[INFORMATION PROVIDED]
● ● ● ● ●
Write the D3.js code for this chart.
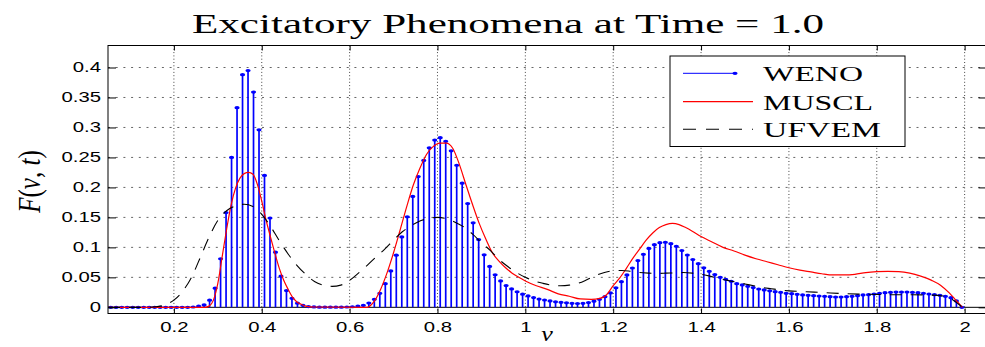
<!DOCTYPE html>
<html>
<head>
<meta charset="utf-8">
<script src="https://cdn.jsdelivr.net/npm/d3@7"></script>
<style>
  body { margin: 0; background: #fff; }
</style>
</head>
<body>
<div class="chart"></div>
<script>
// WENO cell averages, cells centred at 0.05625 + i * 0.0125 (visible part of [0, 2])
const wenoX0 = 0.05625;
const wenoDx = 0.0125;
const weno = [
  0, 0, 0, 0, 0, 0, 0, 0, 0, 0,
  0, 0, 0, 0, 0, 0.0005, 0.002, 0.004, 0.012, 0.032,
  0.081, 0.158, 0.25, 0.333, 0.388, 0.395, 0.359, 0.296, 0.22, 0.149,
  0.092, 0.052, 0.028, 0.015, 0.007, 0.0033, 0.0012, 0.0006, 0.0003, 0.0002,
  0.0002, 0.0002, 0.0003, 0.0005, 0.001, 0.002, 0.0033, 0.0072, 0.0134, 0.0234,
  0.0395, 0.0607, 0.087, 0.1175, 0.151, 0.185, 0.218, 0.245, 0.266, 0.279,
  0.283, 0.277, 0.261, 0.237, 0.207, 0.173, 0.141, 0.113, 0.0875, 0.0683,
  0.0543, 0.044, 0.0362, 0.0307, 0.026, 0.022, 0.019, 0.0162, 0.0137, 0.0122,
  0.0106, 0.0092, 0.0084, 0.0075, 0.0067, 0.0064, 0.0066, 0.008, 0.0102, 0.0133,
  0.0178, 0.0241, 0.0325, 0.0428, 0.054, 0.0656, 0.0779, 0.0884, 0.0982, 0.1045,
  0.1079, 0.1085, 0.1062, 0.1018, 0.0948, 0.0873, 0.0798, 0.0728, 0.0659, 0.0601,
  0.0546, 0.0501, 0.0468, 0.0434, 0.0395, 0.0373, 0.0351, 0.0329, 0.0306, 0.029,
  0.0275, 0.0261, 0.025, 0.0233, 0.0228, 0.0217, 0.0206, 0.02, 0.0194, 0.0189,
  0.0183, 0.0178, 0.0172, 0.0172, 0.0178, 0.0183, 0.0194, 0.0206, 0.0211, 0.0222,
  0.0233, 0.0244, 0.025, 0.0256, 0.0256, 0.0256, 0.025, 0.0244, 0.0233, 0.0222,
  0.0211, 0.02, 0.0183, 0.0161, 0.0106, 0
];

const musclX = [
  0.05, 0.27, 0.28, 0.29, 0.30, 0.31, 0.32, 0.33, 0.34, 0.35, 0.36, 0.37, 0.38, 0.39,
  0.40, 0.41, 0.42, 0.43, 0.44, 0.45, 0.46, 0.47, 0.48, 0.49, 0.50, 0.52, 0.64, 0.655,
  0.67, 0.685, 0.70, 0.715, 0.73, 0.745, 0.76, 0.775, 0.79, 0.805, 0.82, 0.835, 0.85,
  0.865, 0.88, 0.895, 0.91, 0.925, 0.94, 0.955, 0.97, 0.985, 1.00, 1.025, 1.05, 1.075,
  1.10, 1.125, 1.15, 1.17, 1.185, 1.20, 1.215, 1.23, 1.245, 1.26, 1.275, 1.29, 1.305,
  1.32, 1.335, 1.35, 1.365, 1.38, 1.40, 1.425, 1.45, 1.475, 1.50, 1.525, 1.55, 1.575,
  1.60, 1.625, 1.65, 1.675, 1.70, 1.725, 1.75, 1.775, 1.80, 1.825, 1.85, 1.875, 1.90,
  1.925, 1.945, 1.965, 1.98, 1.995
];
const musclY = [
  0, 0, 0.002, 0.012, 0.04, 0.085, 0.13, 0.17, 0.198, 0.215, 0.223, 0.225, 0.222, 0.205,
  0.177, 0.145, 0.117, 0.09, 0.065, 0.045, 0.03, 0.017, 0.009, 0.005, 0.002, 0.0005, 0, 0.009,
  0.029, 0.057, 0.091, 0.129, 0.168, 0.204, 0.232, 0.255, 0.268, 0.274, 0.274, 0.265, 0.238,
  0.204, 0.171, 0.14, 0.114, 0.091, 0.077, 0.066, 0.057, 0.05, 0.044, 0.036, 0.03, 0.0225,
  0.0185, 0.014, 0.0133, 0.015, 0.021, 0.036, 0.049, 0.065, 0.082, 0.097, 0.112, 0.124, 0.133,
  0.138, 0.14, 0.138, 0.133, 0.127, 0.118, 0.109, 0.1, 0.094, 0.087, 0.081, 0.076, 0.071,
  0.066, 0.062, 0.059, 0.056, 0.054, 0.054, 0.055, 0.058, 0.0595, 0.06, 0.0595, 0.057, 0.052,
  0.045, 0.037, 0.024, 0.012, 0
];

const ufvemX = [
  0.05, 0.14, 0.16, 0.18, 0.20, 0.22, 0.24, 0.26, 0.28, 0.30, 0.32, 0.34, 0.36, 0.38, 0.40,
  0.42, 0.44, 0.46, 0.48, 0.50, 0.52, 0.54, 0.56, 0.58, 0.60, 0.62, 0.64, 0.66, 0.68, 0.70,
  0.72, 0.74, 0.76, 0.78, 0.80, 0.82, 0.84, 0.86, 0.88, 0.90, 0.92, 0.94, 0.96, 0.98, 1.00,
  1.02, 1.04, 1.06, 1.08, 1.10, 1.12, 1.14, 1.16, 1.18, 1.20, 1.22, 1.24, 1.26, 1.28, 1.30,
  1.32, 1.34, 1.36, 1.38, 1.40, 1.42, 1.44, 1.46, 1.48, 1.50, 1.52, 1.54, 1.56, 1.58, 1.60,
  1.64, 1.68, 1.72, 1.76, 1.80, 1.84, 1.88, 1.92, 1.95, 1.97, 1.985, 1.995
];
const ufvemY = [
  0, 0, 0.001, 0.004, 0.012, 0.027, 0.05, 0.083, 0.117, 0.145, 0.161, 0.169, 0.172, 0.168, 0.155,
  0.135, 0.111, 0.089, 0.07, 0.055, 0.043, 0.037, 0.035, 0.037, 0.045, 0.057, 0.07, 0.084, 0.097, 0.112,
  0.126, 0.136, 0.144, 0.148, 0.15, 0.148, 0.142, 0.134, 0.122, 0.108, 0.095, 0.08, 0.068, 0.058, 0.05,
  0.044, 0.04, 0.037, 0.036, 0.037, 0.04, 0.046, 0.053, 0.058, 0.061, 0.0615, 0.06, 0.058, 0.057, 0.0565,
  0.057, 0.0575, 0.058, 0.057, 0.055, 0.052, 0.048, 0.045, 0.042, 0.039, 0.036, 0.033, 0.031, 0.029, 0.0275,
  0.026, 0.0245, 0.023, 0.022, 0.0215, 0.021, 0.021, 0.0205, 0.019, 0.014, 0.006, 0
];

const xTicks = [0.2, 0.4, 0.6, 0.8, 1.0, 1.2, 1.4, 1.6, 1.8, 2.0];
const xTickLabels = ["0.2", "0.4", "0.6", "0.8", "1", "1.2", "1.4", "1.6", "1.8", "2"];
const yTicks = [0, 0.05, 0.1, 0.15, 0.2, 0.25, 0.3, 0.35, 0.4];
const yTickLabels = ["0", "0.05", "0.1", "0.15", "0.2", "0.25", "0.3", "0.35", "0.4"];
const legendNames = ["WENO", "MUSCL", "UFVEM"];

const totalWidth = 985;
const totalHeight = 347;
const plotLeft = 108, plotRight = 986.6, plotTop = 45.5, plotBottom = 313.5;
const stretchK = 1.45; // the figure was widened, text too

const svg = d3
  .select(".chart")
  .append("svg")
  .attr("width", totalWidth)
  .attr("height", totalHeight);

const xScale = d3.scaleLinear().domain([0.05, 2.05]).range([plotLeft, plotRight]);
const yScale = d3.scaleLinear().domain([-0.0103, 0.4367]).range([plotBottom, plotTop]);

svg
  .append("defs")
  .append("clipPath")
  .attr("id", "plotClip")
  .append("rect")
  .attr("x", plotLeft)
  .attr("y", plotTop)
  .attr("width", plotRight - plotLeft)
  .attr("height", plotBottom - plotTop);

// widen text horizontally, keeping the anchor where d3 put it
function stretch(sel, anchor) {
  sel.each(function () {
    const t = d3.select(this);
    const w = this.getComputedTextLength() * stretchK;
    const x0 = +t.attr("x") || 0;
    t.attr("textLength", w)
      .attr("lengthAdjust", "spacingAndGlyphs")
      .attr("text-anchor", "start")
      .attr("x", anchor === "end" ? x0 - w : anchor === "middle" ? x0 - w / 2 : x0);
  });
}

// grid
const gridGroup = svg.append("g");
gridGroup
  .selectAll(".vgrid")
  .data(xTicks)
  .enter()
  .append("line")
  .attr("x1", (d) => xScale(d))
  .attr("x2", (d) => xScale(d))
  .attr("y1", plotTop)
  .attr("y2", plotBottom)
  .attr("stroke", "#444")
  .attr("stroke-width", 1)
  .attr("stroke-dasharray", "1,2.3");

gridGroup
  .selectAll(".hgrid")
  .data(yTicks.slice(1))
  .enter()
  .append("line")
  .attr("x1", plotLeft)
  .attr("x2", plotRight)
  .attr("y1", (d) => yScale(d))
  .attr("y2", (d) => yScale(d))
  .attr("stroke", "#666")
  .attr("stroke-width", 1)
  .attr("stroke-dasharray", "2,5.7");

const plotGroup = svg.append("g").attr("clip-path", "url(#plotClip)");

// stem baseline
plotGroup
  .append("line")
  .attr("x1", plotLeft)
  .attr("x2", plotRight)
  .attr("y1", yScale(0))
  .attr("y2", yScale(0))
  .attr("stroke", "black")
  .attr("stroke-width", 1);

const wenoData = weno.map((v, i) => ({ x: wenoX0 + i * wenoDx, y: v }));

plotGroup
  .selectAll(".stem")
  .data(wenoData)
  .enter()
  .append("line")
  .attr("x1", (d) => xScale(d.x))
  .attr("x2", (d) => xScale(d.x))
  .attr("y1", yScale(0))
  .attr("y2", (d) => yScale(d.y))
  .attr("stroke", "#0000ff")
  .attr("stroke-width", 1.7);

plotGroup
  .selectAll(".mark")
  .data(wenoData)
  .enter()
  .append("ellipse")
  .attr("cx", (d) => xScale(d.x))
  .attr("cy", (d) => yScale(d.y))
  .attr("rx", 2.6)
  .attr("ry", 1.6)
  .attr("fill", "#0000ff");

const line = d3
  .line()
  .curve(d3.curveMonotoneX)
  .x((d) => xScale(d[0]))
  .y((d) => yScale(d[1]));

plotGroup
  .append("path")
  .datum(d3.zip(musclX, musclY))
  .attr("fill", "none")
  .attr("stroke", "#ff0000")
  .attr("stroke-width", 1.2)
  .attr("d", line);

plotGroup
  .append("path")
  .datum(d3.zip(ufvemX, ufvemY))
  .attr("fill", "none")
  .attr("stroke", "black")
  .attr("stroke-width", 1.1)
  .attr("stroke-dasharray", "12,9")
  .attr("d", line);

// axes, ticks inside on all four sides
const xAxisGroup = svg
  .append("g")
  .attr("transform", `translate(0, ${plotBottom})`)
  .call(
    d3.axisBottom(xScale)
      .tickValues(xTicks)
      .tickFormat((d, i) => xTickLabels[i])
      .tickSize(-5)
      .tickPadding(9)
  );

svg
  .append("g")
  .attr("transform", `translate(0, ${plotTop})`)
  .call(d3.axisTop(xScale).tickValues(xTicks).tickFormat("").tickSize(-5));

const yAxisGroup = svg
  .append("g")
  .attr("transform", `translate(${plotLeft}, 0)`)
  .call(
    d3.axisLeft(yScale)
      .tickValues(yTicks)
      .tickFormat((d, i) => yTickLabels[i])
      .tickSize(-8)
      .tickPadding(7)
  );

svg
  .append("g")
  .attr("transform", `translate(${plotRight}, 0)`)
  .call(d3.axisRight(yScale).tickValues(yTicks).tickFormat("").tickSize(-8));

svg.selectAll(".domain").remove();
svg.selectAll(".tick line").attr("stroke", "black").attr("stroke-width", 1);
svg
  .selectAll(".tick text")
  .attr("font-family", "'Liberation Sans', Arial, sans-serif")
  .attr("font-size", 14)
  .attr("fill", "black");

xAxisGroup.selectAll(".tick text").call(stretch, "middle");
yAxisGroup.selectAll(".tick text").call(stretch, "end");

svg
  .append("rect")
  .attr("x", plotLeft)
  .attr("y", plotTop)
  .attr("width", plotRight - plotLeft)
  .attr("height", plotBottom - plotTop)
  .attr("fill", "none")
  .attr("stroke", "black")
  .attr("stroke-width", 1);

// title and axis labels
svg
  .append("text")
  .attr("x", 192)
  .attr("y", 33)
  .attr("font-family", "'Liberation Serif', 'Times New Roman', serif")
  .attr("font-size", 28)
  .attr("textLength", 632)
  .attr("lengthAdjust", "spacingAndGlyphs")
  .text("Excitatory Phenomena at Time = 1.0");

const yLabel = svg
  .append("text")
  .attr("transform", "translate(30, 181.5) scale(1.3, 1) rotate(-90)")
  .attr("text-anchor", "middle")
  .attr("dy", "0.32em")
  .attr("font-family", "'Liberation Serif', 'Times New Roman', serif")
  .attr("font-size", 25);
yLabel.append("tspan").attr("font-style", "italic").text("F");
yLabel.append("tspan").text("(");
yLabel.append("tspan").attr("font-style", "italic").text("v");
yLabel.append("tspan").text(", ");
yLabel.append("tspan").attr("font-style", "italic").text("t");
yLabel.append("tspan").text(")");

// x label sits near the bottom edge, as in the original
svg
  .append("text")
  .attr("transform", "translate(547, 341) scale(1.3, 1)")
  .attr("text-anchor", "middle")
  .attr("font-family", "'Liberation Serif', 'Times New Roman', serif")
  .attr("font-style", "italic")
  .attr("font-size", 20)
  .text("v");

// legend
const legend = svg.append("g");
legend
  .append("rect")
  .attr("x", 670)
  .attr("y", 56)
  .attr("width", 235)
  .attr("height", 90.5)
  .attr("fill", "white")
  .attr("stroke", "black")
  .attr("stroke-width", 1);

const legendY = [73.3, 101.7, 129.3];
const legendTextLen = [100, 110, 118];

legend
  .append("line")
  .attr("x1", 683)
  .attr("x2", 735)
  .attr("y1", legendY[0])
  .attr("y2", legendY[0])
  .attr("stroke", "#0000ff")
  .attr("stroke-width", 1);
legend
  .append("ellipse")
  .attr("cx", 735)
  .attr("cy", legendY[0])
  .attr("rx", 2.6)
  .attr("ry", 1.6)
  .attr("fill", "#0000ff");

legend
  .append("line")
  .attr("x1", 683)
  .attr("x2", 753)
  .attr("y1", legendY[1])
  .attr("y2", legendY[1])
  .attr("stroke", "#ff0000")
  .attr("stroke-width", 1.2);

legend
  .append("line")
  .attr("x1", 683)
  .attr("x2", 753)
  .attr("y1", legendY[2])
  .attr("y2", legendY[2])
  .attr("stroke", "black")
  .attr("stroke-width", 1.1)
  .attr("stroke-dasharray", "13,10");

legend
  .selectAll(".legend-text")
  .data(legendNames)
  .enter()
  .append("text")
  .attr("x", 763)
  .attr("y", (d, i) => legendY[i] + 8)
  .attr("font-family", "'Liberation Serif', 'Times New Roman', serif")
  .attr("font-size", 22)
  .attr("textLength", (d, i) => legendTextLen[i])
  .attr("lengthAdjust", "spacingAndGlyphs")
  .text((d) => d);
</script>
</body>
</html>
● ● ● ● ●
[TASK GOAL]
List all lines in the material containing the string "chart".

[THE OUTPUT]
Write the D3.js code for this chart.
<div class="chart"></div>
  .select(".chart")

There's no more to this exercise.